REQUIRED WORK: Exactly as written, write out the lines below from the first to the one containing "return (H - B - y) / ph", inclusive. Pictures do not belong in the copy.
■ ■ ■ ■ ■
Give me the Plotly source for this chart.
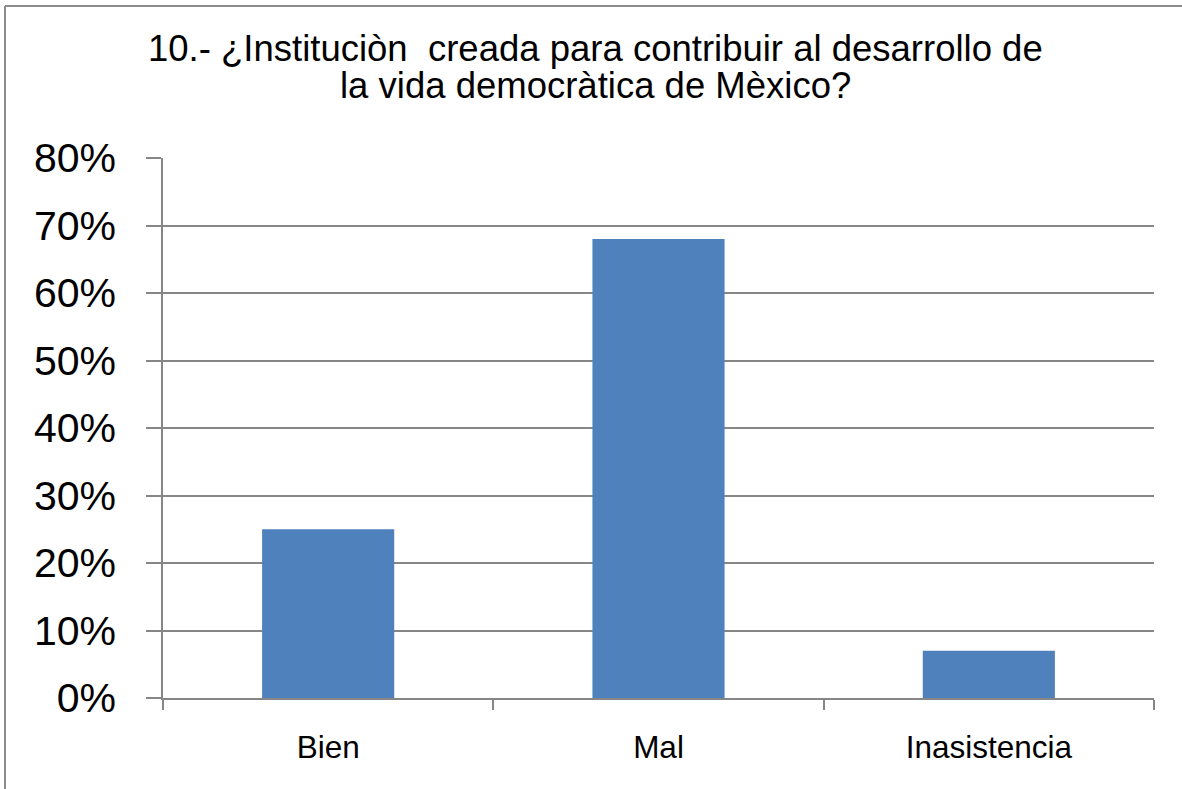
import plotly.graph_objects as go

categories = ["Bien", "Mal", "Inasistencia"]
values = [0.25, 0.68, 0.07]
title_lines = ["10.- ¿Instituciòn \u00a0creada para contribuir al desarrollo de",
               "la vida democràtica de Mèxico?"]

W, H = 1182, 789
L, R, T, B = 163, 28, 158, 91
pw, ph = W - L - R, H - T - B

fig = go.Figure(go.Bar(
    x=categories, y=values, width=0.4,
    marker=dict(color="#4F81BD", line=dict(width=0)),
))

def px(x):
    return (x - L) / pw

def py(y):
    return (H - B - y) / ph

FONT = "Liberation Sans, Arial, sans-serif"
grid = "#868686"
title_y = [49, 85]
fig.update_layout(
    width=W, height=H,
    margin=dict(l=L, r=R, t=T, b=B),
    paper_bgcolor="white", plot_bgcolor="white",
    font=dict(family=FONT, color="black"),
    showlegend=False,
    xaxis=dict(showgrid=False, showline=True, linecolor=grid, linewidth=1.5,
               ticks="outside", tickson="boundaries", ticklen=10, tickcolor=grid,
               tickwidth=1.5, tickfont=dict(size=31.5), ticklabelstandoff=20),
    yaxis=dict(range=[0, 0.8], dtick=0.1, tickformat=".0%", showgrid=True,
               gridcolor=grid, gridwidth=1.5, showline=True, linecolor=grid,
               linewidth=1.5, ticks="outside", ticklen=15, tickcolor=grid,
               tickwidth=1.5, tickfont=dict(size=41), ticklabelstandoff=22,
               zeroline=False),
    annotations=[
        dict(text=t, xref="paper", yref="paper", x=px(595), y=py(yy),
             xanchor="center", yanchor="middle", showarrow=False,
             font=dict(size=36.5, family=FONT, color="black"))
        for t, yy in zip(title_lines, title_y)
    ],
    shapes=[
        dict(type="line", xref="paper", yref="paper", x0=px(5), x1=px(W + 5),
             y0=py(6), y1=py(6), line=dict(color="#8c8c8c", width=2)),
        dict(type="line", xref="paper", yref="paper", x0=px(5), x1=px(5),
             y0=py(6), y1=py(H + 5), line=dict(color="#8c8c8c", width=2)),
    ],
)

fig.write_html("out.html", config={"displayModeBar": False},
               post_script="document.body.style.margin='0';")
■ ■ ■ ■ ■
PROBLEM SOLUTION:
Give me the Plotly source for this chart.
import plotly.graph_objects as go

categories = ["Bien", "Mal", "Inasistencia"]
values = [0.25, 0.68, 0.07]
title_lines = ["10.- ¿Instituciòn \u00a0creada para contribuir al desarrollo de",
               "la vida democràtica de Mèxico?"]

W, H = 1182, 789
L, R, T, B = 163, 28, 158, 91
pw, ph = W - L - R, H - T - B

fig = go.Figure(go.Bar(
    x=categories, y=values, width=0.4,
    marker=dict(color="#4F81BD", line=dict(width=0)),
))

def px(x):
    return (x - L) / pw

def py(y):
    return (H - B - y) / ph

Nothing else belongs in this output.